[Records from a data source]
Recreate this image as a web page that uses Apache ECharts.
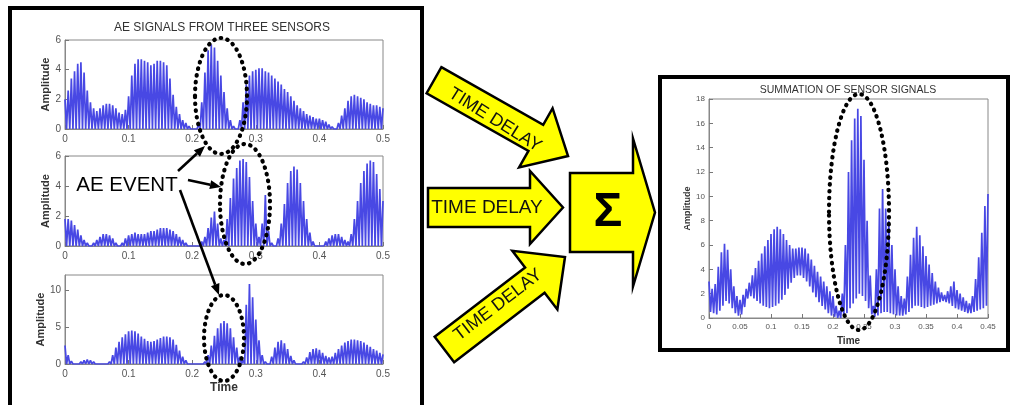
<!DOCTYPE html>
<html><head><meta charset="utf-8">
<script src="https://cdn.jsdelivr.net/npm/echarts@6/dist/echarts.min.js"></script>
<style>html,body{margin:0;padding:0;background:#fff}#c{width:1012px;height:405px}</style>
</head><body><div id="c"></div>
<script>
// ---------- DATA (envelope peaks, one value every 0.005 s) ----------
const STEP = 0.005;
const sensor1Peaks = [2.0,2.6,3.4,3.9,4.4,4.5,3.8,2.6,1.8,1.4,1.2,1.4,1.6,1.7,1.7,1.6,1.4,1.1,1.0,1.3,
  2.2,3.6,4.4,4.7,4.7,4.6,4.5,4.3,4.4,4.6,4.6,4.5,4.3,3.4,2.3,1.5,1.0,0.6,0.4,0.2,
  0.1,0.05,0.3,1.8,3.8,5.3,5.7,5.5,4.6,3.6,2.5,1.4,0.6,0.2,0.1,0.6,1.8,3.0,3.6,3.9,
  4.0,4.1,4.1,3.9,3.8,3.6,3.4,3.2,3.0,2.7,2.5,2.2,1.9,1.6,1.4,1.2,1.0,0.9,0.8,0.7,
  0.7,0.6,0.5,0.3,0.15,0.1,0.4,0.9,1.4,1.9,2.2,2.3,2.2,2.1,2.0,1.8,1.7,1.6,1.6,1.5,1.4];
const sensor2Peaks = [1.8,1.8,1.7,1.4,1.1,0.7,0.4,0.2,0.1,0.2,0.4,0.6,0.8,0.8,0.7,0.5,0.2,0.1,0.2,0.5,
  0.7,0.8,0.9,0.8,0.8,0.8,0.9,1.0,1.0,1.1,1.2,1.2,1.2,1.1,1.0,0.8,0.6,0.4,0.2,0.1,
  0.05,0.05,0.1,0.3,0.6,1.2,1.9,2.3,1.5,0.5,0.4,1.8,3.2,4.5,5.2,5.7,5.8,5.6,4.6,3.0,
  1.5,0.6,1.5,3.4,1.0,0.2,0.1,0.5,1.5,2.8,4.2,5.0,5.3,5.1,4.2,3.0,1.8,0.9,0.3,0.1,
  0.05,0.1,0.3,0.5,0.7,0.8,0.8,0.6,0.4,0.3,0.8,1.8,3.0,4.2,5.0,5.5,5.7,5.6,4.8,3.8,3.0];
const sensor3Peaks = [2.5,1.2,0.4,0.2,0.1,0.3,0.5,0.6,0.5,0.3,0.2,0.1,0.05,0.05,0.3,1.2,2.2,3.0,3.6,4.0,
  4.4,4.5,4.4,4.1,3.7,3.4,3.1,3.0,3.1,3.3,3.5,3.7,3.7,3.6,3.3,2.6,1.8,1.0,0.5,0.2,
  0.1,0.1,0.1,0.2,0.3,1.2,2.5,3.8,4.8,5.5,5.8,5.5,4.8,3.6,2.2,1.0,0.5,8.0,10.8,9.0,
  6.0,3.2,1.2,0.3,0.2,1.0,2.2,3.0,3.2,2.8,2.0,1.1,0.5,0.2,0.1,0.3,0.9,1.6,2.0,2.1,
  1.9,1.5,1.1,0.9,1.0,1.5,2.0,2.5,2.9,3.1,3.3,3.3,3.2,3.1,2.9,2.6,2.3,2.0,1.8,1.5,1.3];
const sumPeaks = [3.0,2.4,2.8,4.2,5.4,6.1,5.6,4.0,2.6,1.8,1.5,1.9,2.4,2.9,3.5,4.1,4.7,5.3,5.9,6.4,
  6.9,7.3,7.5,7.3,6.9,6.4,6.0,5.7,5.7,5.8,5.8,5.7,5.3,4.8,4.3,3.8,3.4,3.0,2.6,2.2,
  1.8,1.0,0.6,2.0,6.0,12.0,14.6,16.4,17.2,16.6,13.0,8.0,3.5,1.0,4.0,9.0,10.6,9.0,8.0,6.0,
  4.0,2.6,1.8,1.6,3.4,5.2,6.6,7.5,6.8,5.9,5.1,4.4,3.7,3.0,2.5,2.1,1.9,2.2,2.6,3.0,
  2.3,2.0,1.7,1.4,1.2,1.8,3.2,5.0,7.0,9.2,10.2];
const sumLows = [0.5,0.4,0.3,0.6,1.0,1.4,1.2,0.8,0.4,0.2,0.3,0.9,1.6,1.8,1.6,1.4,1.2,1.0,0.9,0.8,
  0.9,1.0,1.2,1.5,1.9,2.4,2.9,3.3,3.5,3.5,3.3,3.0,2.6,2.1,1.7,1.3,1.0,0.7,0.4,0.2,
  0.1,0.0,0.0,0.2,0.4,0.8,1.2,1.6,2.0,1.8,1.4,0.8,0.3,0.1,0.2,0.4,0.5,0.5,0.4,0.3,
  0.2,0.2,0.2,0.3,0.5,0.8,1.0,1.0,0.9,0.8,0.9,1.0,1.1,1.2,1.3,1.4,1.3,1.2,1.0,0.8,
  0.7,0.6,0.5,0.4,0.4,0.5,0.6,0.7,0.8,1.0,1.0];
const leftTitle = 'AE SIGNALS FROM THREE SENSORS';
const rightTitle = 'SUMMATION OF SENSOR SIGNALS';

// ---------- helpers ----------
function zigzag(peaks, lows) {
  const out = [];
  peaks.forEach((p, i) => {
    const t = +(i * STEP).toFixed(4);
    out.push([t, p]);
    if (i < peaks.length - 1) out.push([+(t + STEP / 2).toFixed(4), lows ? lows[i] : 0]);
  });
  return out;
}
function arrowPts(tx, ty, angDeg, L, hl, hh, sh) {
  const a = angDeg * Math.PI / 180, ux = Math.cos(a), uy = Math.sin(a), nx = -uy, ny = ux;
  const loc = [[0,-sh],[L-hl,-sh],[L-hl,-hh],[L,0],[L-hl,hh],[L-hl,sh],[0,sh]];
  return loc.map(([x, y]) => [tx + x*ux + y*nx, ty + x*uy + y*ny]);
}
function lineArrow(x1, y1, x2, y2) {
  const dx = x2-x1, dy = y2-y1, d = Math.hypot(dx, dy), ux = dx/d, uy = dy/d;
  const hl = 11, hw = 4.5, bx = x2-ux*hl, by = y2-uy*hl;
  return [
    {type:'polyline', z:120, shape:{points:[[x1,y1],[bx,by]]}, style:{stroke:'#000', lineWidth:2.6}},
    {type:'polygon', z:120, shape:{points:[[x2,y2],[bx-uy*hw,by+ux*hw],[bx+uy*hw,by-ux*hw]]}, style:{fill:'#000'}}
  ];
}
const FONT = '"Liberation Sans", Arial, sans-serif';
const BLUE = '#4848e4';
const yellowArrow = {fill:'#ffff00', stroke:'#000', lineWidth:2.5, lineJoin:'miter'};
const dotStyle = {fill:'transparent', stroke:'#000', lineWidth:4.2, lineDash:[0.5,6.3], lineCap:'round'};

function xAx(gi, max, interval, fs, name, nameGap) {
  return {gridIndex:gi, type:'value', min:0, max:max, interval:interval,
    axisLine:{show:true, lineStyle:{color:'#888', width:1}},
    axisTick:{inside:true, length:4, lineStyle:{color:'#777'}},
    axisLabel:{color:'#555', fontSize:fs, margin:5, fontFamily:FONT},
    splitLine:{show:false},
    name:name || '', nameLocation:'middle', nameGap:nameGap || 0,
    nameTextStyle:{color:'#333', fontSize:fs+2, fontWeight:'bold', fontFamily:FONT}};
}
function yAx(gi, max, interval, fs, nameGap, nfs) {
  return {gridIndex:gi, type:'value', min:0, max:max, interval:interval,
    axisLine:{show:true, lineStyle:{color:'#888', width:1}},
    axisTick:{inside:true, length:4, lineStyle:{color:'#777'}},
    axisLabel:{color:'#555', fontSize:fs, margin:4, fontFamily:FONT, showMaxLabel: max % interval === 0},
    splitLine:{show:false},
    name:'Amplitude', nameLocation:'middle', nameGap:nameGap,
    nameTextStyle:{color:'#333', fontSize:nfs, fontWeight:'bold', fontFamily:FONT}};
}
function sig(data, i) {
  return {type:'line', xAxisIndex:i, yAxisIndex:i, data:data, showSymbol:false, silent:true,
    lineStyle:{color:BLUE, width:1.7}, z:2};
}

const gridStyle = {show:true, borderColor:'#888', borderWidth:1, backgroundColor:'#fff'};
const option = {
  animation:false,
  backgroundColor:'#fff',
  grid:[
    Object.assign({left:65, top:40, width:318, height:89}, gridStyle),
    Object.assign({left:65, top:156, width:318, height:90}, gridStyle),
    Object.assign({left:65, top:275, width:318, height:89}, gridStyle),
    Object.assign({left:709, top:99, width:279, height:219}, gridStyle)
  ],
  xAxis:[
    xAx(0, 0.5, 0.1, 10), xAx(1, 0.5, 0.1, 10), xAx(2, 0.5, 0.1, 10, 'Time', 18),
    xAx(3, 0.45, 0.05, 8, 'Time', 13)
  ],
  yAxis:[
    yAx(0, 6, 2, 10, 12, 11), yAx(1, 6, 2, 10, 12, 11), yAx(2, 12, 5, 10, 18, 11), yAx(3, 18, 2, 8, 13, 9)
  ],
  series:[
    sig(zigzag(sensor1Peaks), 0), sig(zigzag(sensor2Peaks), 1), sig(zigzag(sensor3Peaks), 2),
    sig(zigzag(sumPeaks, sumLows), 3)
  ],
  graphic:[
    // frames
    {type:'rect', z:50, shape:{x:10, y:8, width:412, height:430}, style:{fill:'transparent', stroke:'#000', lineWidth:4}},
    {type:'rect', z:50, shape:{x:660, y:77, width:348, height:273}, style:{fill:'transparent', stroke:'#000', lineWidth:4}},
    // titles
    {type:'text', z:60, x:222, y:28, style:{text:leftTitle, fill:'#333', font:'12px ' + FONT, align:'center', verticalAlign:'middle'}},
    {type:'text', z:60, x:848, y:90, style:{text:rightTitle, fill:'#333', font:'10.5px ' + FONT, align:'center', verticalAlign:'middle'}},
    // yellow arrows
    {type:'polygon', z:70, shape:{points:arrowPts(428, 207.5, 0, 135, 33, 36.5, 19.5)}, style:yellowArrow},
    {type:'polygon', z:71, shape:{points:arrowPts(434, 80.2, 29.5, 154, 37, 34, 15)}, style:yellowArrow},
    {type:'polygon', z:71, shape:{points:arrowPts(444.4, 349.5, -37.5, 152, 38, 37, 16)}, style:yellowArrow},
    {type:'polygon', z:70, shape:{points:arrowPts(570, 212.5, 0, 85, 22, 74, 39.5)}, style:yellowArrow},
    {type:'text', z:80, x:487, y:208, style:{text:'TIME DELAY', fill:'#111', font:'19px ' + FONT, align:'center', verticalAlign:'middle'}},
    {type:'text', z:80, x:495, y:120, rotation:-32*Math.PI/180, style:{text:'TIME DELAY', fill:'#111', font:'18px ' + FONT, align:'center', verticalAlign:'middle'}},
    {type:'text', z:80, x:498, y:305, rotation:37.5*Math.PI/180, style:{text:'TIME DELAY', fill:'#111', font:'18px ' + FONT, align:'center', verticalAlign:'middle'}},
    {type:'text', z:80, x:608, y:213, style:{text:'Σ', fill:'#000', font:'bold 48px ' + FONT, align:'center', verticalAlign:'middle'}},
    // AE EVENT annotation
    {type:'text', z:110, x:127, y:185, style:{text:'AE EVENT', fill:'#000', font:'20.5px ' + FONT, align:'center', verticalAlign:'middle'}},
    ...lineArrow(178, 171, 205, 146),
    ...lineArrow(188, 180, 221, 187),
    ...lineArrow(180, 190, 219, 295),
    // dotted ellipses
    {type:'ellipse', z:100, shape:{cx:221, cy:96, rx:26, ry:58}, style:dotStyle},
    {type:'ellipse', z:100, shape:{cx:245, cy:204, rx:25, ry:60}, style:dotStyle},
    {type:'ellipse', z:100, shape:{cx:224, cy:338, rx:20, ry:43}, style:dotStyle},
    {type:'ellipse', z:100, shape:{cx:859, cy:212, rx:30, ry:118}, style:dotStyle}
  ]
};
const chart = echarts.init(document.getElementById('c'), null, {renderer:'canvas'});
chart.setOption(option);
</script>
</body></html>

--

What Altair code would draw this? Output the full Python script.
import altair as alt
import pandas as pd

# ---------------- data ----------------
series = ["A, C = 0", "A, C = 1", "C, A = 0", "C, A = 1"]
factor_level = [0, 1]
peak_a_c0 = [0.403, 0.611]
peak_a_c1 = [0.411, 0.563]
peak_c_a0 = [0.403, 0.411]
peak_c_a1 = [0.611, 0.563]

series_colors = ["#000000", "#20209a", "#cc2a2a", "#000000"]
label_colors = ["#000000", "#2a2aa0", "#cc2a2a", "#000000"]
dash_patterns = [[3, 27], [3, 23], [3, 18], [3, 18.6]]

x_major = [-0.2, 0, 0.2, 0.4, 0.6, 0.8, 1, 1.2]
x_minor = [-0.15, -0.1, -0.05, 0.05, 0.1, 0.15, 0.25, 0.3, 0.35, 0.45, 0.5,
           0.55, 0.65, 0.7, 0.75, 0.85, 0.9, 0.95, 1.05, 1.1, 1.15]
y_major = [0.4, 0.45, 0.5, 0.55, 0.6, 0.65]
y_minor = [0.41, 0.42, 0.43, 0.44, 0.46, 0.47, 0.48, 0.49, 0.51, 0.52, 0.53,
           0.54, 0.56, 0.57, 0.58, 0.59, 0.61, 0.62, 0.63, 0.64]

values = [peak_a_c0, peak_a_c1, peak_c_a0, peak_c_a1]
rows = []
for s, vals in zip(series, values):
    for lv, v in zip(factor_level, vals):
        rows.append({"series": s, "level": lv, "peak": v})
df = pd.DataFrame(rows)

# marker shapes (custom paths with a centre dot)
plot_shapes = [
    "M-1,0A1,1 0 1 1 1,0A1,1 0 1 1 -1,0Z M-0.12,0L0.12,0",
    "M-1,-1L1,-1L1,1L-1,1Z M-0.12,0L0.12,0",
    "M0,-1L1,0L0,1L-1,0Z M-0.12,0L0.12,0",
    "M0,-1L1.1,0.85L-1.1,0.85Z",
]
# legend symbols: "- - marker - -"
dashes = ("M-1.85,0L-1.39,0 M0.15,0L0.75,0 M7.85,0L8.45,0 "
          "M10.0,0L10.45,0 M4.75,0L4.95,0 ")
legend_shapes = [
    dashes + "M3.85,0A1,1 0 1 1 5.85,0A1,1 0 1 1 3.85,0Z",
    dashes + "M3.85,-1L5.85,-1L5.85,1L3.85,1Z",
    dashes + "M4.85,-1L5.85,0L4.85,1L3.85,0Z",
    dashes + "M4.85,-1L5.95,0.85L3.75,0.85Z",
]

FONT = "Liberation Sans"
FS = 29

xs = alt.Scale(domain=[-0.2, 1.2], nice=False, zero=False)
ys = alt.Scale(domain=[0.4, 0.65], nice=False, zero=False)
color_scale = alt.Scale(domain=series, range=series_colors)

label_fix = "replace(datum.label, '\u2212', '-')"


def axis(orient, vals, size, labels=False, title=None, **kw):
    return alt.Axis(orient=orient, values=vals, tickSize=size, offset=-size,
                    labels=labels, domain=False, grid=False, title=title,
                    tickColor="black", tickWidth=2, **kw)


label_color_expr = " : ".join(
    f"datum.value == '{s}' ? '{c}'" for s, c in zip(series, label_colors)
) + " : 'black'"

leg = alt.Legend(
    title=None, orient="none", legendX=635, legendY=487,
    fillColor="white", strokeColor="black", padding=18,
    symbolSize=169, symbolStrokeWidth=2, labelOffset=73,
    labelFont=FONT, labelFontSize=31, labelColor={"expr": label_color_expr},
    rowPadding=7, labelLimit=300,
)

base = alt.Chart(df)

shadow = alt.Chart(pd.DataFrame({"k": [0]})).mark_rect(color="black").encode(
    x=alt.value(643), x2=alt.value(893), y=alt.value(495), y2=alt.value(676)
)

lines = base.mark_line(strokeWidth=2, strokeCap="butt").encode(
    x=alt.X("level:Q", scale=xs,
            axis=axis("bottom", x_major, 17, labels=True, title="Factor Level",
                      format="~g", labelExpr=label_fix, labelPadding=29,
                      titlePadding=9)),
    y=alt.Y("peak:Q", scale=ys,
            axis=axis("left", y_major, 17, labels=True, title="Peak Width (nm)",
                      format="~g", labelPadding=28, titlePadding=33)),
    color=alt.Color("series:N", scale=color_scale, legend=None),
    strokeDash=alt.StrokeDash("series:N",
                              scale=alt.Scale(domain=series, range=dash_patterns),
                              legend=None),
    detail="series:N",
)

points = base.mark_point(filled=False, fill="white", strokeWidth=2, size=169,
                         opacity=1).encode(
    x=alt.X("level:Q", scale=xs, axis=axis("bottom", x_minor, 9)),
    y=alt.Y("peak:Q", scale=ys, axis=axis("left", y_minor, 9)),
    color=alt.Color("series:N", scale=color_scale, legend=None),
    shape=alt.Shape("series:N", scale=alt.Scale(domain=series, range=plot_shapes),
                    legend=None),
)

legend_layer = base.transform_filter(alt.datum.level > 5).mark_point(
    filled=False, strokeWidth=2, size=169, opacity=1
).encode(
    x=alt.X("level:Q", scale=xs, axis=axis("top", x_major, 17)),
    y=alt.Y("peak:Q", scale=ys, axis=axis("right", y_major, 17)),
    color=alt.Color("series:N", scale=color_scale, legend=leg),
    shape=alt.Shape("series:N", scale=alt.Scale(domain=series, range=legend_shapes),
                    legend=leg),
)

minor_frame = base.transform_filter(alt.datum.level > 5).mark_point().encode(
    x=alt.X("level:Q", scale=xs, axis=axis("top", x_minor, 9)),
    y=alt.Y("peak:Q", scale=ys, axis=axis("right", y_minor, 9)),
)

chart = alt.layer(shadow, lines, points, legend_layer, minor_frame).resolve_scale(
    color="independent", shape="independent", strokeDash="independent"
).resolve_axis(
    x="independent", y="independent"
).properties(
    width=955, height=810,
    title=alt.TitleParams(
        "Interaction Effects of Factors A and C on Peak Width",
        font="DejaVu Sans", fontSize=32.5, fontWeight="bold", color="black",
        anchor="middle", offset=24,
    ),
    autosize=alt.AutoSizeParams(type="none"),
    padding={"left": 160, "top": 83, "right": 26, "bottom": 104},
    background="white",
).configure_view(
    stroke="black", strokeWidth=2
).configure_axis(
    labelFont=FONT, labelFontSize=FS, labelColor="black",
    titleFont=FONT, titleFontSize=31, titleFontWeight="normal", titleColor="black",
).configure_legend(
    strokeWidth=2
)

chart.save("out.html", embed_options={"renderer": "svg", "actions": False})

[Requirement] Retype the portion of the data above that starts on the line with "What Altair code" and finishes on the line with "peak_c_a1 = [0.611, 0.563]", including both of those lines.

[Solution for this task]
What Altair code would draw this? Output the full Python script.
import altair as alt
import pandas as pd

# ---------------- data ----------------
series = ["A, C = 0", "A, C = 1", "C, A = 0", "C, A = 1"]
factor_level = [0, 1]
peak_a_c0 = [0.403, 0.611]
peak_a_c1 = [0.411, 0.563]
peak_c_a0 = [0.403, 0.411]
peak_c_a1 = [0.611, 0.563]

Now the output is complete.